Sportsmanship wasn't always his specialty. When Manning was five and his coach pitch team lost every game by about 20 runs, the coach would invariably tell the boys it was a tie. "He thinks we're stupid," Manning griped to his parents. "It was not a tie." When he was eight and Archie coached his youth basketball team, they sparred because Archie drafted his friends' sons even though many of them couldn't shoot. Archie vowed never to coach him again. When Peyton was 12 he had a new basketball coach with a curious substitution pattern. After one loss, the coach told the team, "The reason we didn't win the game is because you weren't ready to play." Manning pointed a finger in his face. "No," he protested, "the reason we didn't win the game is because you don't know what you're doing." Archie drove him to the coach's house that night, in tears, to apologize.

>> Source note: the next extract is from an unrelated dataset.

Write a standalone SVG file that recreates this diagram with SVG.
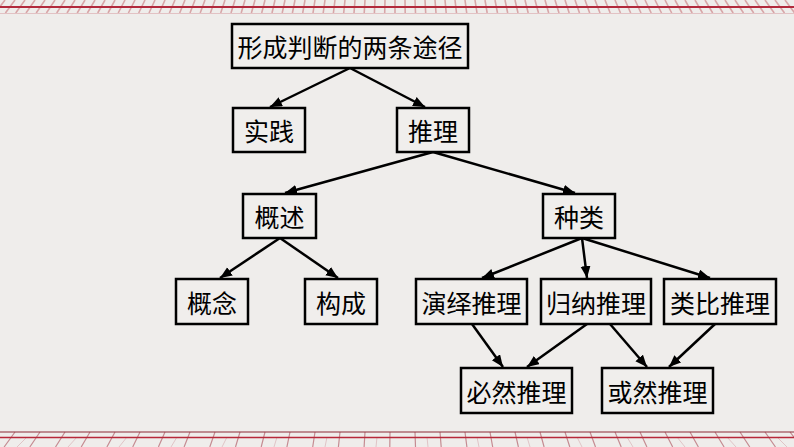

Contrast that image with the scene in the visiting locker room at Sports Authority Field after the Broncos' 38-35 playoff loss to the Ravens in double overtime. Manning, coping with another round of January heartbreak, waited to congratulate retiring linebacker Ray Lewis. He held little Marshall's hand, setting the example that his dad set for him.
Even from an early age, it was clear Manning wanted to be the one calling the shots.